» The request: Stop at the line containing "width=64, minimum height=21]": repeat exactly every line of the entries below from the first up to it, plus that line, with pictures omitted.

» Dataset rows:
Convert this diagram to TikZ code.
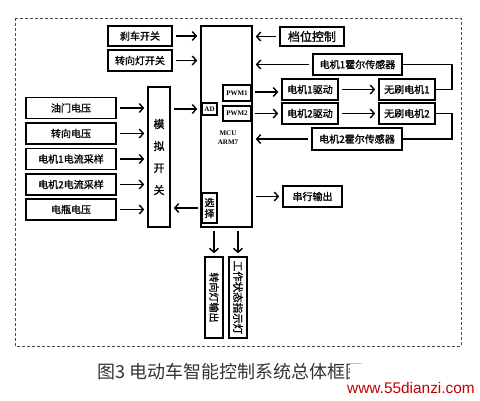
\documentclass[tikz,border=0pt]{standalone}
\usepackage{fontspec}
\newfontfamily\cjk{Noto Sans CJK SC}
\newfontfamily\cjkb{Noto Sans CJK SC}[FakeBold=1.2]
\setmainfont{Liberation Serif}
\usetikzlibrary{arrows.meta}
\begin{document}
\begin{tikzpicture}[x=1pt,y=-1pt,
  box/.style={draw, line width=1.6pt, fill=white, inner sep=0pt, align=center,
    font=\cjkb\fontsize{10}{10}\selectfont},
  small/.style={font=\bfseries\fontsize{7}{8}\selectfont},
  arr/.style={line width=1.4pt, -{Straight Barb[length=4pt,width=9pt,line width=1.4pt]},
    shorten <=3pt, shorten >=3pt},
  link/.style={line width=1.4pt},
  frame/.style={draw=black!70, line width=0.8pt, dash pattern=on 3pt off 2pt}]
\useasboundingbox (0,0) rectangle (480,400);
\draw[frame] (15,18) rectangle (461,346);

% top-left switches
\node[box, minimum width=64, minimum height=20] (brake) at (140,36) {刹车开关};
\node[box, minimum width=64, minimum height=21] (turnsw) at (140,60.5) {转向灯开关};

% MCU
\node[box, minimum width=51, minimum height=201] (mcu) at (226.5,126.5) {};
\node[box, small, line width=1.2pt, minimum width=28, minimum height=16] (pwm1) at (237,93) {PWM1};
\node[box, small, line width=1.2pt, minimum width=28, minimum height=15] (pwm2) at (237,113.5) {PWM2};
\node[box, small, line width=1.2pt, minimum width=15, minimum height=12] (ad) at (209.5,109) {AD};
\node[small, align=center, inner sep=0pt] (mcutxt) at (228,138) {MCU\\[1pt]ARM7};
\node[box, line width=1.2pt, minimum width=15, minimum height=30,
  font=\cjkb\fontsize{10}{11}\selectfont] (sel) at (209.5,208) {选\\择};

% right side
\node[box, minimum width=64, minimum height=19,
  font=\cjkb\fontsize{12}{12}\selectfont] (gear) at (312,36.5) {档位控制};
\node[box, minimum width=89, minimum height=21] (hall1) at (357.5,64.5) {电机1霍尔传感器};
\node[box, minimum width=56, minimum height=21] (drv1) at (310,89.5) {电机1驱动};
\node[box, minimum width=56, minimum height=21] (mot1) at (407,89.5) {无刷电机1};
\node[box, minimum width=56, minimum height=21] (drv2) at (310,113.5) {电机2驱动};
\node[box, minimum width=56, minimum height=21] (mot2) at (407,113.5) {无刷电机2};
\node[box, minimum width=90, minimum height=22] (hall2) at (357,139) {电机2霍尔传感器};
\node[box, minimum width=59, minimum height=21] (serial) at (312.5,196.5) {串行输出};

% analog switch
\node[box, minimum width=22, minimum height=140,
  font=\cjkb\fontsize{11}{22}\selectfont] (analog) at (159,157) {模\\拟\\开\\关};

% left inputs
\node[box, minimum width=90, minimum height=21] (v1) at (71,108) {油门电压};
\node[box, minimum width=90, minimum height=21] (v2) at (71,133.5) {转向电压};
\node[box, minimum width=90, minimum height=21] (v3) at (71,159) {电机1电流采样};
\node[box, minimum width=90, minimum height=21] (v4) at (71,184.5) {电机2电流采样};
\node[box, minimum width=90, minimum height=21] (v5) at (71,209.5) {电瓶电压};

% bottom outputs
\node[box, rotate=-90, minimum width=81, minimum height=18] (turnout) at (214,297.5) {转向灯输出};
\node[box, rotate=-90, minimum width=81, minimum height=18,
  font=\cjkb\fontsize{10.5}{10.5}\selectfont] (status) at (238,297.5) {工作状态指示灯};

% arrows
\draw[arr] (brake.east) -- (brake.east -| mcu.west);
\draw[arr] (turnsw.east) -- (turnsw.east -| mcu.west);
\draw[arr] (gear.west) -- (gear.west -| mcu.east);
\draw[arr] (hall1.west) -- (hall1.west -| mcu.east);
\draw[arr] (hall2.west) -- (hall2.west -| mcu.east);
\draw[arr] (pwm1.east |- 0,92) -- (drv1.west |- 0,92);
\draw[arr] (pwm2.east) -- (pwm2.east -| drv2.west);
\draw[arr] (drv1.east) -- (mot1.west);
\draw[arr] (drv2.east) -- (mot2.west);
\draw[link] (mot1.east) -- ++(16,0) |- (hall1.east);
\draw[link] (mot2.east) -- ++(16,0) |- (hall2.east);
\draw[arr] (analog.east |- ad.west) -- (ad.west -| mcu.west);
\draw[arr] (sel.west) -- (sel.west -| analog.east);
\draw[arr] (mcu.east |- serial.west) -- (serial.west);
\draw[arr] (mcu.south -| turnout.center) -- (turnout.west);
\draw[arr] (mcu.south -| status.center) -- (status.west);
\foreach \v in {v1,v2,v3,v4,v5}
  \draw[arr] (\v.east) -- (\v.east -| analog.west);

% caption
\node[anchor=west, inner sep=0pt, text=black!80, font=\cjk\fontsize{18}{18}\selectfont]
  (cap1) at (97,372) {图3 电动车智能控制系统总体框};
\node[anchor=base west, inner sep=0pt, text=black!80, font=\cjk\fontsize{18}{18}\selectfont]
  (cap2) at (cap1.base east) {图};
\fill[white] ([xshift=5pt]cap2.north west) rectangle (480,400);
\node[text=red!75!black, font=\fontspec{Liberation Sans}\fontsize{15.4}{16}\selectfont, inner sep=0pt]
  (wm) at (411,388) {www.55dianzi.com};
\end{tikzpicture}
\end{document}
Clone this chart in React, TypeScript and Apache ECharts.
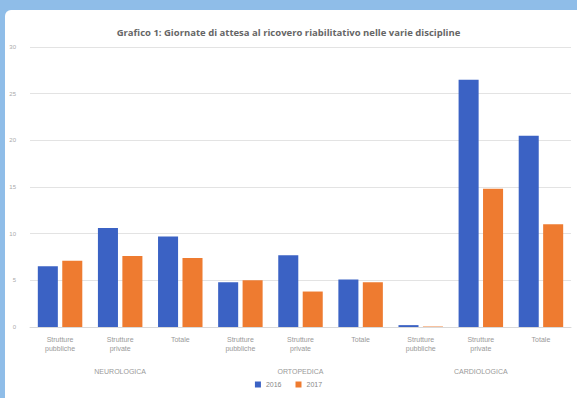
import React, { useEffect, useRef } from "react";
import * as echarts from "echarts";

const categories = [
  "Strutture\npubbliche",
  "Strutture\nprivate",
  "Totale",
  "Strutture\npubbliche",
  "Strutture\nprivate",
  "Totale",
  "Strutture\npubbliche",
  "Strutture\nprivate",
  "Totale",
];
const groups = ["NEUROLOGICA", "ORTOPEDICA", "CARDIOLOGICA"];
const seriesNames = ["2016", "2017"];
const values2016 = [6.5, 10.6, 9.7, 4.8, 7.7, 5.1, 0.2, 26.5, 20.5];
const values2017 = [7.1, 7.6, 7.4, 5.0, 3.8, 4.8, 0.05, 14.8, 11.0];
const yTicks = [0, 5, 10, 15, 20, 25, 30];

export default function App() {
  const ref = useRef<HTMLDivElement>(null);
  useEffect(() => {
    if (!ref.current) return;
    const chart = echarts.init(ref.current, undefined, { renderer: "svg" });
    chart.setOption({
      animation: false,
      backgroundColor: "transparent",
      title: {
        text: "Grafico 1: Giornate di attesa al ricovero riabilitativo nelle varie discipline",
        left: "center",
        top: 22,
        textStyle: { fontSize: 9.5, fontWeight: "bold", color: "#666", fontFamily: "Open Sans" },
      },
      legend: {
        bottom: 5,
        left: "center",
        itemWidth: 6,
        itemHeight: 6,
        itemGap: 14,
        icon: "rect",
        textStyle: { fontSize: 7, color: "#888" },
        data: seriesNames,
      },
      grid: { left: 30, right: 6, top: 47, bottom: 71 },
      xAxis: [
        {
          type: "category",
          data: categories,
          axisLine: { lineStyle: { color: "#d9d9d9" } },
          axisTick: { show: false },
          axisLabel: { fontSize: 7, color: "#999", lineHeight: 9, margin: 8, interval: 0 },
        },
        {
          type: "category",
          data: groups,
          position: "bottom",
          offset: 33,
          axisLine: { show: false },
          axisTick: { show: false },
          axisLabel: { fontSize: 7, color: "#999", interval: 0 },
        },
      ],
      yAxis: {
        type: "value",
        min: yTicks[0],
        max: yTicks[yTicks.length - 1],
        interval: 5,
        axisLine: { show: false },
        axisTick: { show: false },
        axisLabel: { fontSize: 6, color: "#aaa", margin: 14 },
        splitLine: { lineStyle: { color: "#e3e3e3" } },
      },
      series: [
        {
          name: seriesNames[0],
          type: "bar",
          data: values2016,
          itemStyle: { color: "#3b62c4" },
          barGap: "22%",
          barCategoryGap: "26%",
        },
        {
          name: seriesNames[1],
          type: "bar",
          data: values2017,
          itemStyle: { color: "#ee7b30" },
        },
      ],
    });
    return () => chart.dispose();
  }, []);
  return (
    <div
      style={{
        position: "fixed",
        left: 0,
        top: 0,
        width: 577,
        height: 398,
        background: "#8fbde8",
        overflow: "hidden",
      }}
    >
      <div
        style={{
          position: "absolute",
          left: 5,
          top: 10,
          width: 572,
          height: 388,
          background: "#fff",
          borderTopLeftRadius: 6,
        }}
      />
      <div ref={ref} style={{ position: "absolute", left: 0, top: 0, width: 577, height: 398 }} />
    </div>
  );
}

» Result of the task:
Convert this diagram to TikZ code.
\documentclass[tikz,border=0pt]{standalone}
\usepackage{fontspec}
\newfontfamily\cjk{Noto Sans CJK SC}
\newfontfamily\cjkb{Noto Sans CJK SC}[FakeBold=1.2]
\setmainfont{Liberation Serif}
\usetikzlibrary{arrows.meta}
\begin{document}
\begin{tikzpicture}[x=1pt,y=-1pt,
  box/.style={draw, line width=1.6pt, fill=white, inner sep=0pt, align=center,
    font=\cjkb\fontsize{10}{10}\selectfont},
  small/.style={font=\bfseries\fontsize{7}{8}\selectfont},
  arr/.style={line width=1.4pt, -{Straight Barb[length=4pt,width=9pt,line width=1.4pt]},
    shorten <=3pt, shorten >=3pt},
  link/.style={line width=1.4pt},
  frame/.style={draw=black!70, line width=0.8pt, dash pattern=on 3pt off 2pt}]
\useasboundingbox (0,0) rectangle (480,400);
\draw[frame] (15,18) rectangle (461,346);

% top-left switches
\node[box, minimum width=64, minimum height=20] (brake) at (140,36) {刹车开关};
\node[box, minimum width=64, minimum height=21] (turnsw) at (140,60.5) {转向灯开关};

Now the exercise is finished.